While varying translocation conditions can slow the rate of transit through the nanopore that creates new issues with the positioning of the DNA with respect to the nanopore constriction and assuring that the DNA is read sequentially [91]. However, if DNA is translocated through a nanopore at a speed necessary to ensure predictable positioning, it is going too fast to generate sufficient signal. As a result, a variety of methods have been tested in order to provide the optimal mix of speed and sensitivity [92, 93]. Additionally, hybrid pores modified with DNA [94] or protein [95] can also be used. Another approach employs oligonucleotide probes of known sequence to tag regions of interest in DNA [96] and generate position-specific changes in blocking current. By using pools of probes, the entire sequence can be generated de novo. This method has the advantage of using groups of nucleotides with each signal and spreading that signal out over a longer physical distance for enhanced signal to noise and ease of detection.

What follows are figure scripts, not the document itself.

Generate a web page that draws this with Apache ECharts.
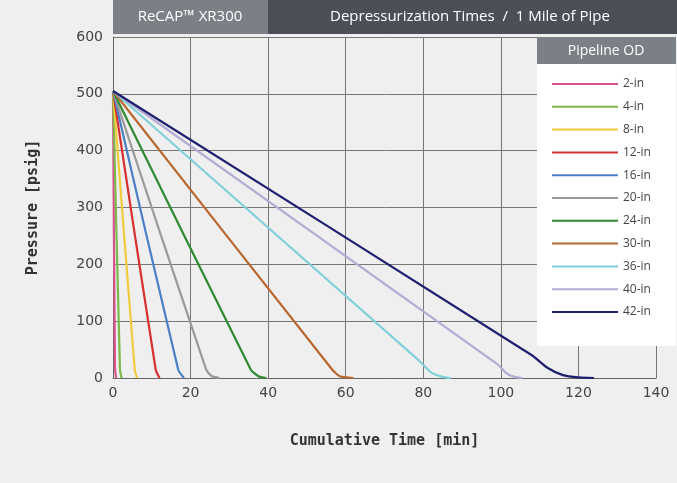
<!DOCTYPE html>
<html><head><meta charset="utf-8">
<script src="https://cdn.jsdelivr.net/npm/echarts@6/dist/echarts.min.js"></script>
<style>html,body{margin:0;background:#efefef}#c{width:677px;height:483px}</style>
</head><body><div id="c"></div>
<script>
// pipeline sizes and their curves: [minutes, psig]
var sizes = ['2-in','4-in','8-in','12-in','16-in','20-in','24-in','30-in','36-in','40-in','42-in'];
var colors = ['#d9528c','#7cb84a','#f0cb3c','#d63030','#4b7fc6','#9a9a9a','#2f8a30','#b8672f','#80d0dc','#b3abd3','#1f1f70'];
var curves = [
  [[0,505],[0.5,20],[0.8,0]],
  [[0,505],[1.8,15],[2.2,0]],
  [[0,505],[5.6,15],[6.2,0]],
  [[0,505],[11,15],[12,0]],
  [[0,505],[16.8,15],[18.3,0]],
  [[0,505],[24,15],[25.5,3],[27.5,0]],
  [[0,505],[35.5,15],[37.5,3],[39.5,0]],
  [[0,505],[56.5,15],[58.5,3],[62,0]],
  [[0,505],[79,30],[82,10],[85,2],[87,0]],
  [[0,505],[99,25],[101.5,8],[103.5,2],[105.5,0]],
  [[0,505],[108,40],[112,18],[116,5],[120,1],[124,0]]
];
var chart = echarts.init(document.getElementById('c'));
var series = sizes.map(function(s,i){
  return {name:s,type:'line',data:curves[i],smooth:0.2,showSymbol:false,
    lineStyle:{width:2.2,color:colors[i]},itemStyle:{color:colors[i]}};
});
chart.setOption({
  backgroundColor:'#efefef',
  animation:false,
  textStyle:{fontFamily:'DejaVu Sans'},
  grid:{left:113,right:21,top:37,bottom:105},
  graphic:[
    {type:'rect',shape:{x:113,y:0,width:155,height:34},style:{fill:'#7b7f86'}},
    {type:'rect',shape:{x:268,y:0,width:409,height:34},style:{fill:'#4b5058'}},
    {type:'text',x:190,y:17,style:{text:'ReCAP™ XR300',fill:'#fff',font:'15px "Open Sans"',align:'center',verticalAlign:'middle'}},
    {type:'text',x:470,y:17,style:{text:'Depressurization Times  /  1 Mile of Pipe',fill:'#fff',font:'15px "Open Sans"',align:'center',verticalAlign:'middle'}},
    {type:'rect',shape:{x:537,y:37,width:139,height:27},style:{fill:'#7b7f86'},z:10},
    {type:'text',x:606,y:51,style:{text:'Pipeline OD',fill:'#fff',font:'14px "Open Sans"',align:'center',verticalAlign:'middle'},z:11},
    {type:'rect',shape:{x:537,y:64,width:139,height:282},style:{fill:'#fff'},z:10}
  ],
  legend:{orient:'vertical',left:547,top:73,itemGap:10.8,itemWidth:66,itemHeight:14,z:12,
    icon:'path://M0,6H66V8H0Z',
    data:sizes,textStyle:{fontSize:12,color:'#444',fontFamily:'Open Sans',width:28,align:'right'}},
  xAxis:{type:'value',min:0,max:140,interval:20,
    name:'Cumulative Time [min]',nameLocation:'middle',nameGap:56,
    nameTextStyle:{fontSize:15,fontWeight:'bold',color:'#333',fontFamily:'DejaVu Sans Mono'},
    axisLine:{lineStyle:{color:'#666'}},axisTick:{show:false},
    axisLabel:{fontSize:14,color:'#444',margin:8},
    splitLine:{lineStyle:{color:'#777',width:1}}},
  yAxis:{type:'value',min:0,max:600,interval:100,
    name:'Pressure [psig]',nameLocation:'middle',nameGap:72,
    nameTextStyle:{fontSize:15,fontWeight:'bold',color:'#333',fontFamily:'DejaVu Sans Mono'},
    axisLine:{show:true,lineStyle:{color:'#666'}},axisTick:{show:false},
    axisLabel:{fontSize:14,color:'#444',margin:10},
    splitLine:{lineStyle:{color:'#777',width:1}}},
  series:series
});
</script></body></html>
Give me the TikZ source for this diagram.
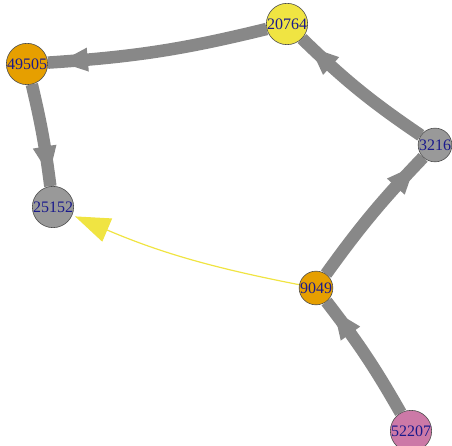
\documentclass[tikz,border=0pt]{standalone}
\usepackage{fontspec}
\setmainfont{Liberation Serif}
\usetikzlibrary{decorations.markings,arrows.meta,backgrounds}
\definecolor{edgegray}{HTML}{888888}
\definecolor{oiorange}{HTML}{E69F00}
\definecolor{oiyellow}{HTML}{F0E442}
\definecolor{oigray}{HTML}{999999}
\definecolor{oipink}{HTML}{CC79A7}
\definecolor{labelblue}{HTML}{1A1A8C}
\begin{document}
\begin{tikzpicture}[x=1pt,y=1pt,
  vtx/.style={circle,draw=black!70,line width=0.6pt,minimum size=31pt,inner sep=0pt,
    text=labelblue,font=\fontsize{16}{16}\selectfont},
  gedge/.style={draw=edgegray,line width=12.5pt,postaction={decorate},
    decoration={markings,mark=at position -40pt with
      {\fill[edgegray] (0,-12) -- (28,0) -- (0,12) -- cycle;}}},
  yedge/.style={draw=oiyellow,line width=1.2pt,-{Triangle[length=35pt,width=25pt]},shorten >=3pt}
]
\useasboundingbox (0,0) rectangle (452,446);
\node[vtx,fill=oiyellow] (n20764) at (287,422) {20764};
\node[vtx,fill=oiorange] (n49505) at (27,382) {49505};
\node[vtx,fill=oigray]   (n25152) at (53,239) {25152};
\node[vtx,fill=oigray]   (n3216)  at (435,301) {3216};
\node[vtx,fill=oiorange] (n9049)  at (316,158) {9049};
\node[vtx,fill=oipink]   (n52207) at (411,15) {52207};
\begin{pgfonlayer}{background}
\draw[gedge] (n20764) to[bend left=5] (n49505);
\draw[gedge] (n49505) to[bend left=3] (n25152);
\draw[gedge] (n3216) to[bend left=5] (n20764);
\draw[gedge] (n9049) to[bend left=4] (n3216);
\draw[gedge] (n52207) to[bend right=4] (n9049);
\draw[yedge] (n9049) to[bend left=6] (n25152);
\end{pgfonlayer}
\end{tikzpicture}
\end{document}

Graphene nanopores also have the subject of much recent interest due to the absolute minimum thickness of their constrictions. Thus far, translocation of DNA has been observed through pores experimentally [9799] along with theoretical predictions of how sequence signals might be possible [100]. While offering tremendous potential, graphene nanopores are now in their infancy in terms of characterization and their very simplicity will make them difficult to modify as can be accomplished with protein and silicon-based nanopores. Thus, the varying flavors of nanopore sequencing provide the best hope for the next quantum leap in sequencing capacity and capabilities but many issues need to be overcome before they are a commercial reality.

5 The Future

The power of amplification-based next generation sequencing has enabled countless new approaches to a host of previously inaccessible biological questions. This treasure trove of new applications and knowledge has obscured the fact that there are severe limitations and artifacts present in this powerful but not omniscient technology. The tremendous variety of single-molecule approaches holds the potential for filling many of those gaps and expanding the reach of massively parallel sequencing ever further. An important example, sequence reads of unprecedented length achieved with orders of magnitude faster speed to results could be generated, all at lower cost than current technologies. Different single-molecule approaches existing today, or in development, offer the potential for simplifying and lowering sample requirements, improved quantitation for gene expression, protein binding, and epigenetics. Thus, we can look to the next 10 year when the promise of the $1000 genome will be realized – and with this new milestone new opportunity for unraveling the complexity of human disease.